Following on from the shake-up caused by eCommerce to the retail industry, the next big disruption for Australian businesses will come from product companies becoming service companies, and service companies becoming product companies, says Zach Nelson CEO of NetSuite.
NetSuite is itself an example of this trend. It provides companies with cloud-based software to manage their operations, via a model known as software-as-a-service (SaaS), collaborating with businesses to provide a product under a subscription model rather than selling it outright.
Nelson said industries will start to be transformed by product and service companies playing on each other’s turf. For example, Uber has made what was once a service – catching a taxi – into a product; ordering an Uber.
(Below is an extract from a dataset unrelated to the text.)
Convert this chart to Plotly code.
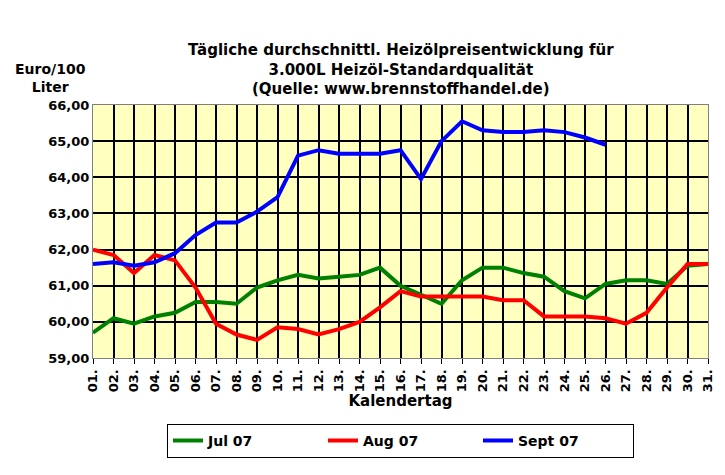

It means value-adding to existing operations. Imagine Coca-Cola Amatil not only delivering truck loads of Mount Franklin bottled water to the supermarket, but also delivering and installing drinking fountains in the home. Or, Telstra selling not only internet packages and home phones but a full suite of internet-enable smart devices TVs, fridges, heating solutions.
Appliances Online is an example of this trend; the online appliance retailer sees itself as being driven by providing customers a service, not just providing them a product.
CEO of the Winning Group, John Winning said earlier this year that Appliances Online is that it is “a logistics company that happens to sell appliances.”
“Other retailers are more sales engines. They like selling and then it’s a bit of a headache to get it to the customer. What we do is we say that our job starts once we’ve got the order.”
Further, Winning Group’s installation business Handy Crew has been turned into a logistics company to provide delivery services to non-competing businesses. What they do well for themselves, they have been able to grow to scale and provide it as a service to other businesses.
Becoming a service-based business means rethinking the industry you are in and how to engage with consumers.
A study conducted by Frost and Sullivan and sponsored by NetSuite called ‘Disrupt, Collapse, Transform’ found the biggest trends driving industry change are digitalisation, new disruptive competitors, servitisation and new business models.
‘Servitisation’ applies to businesses “developing the capabilities they need to provide services and solutions that supplement their traditional product offerings”. Servitisation is much less developed in Australia than elsewhere in the world, the survey noted. In Australia, less than 30 per cent of manufacturers are servitised, compared to almost 60 per cent in the US and 50 per cent in Singapore. Manufacturing is the industry most affected by servitisation.
The top trend driving change across different industries in Australia is still digitalisation – the use of digital channels to do business, sell to customers, or transact with suppliers.
“Given industries are changing so quickly in such an unpredictable way, companies need to have the ability to adapt extremely quickly to launch new products and services, come up with new revenue or business models and access new geographical markets,” said Mark Dougan, managing director of Australia and New Zealand for Frost & Sullivan.
Dougan said that whilst servitisation is mainly a trend followed by manufacturers, some retailers are also following it. For example, as well as physical products they are selling services such as extended warranties, installation and technical support as additional revenue streams.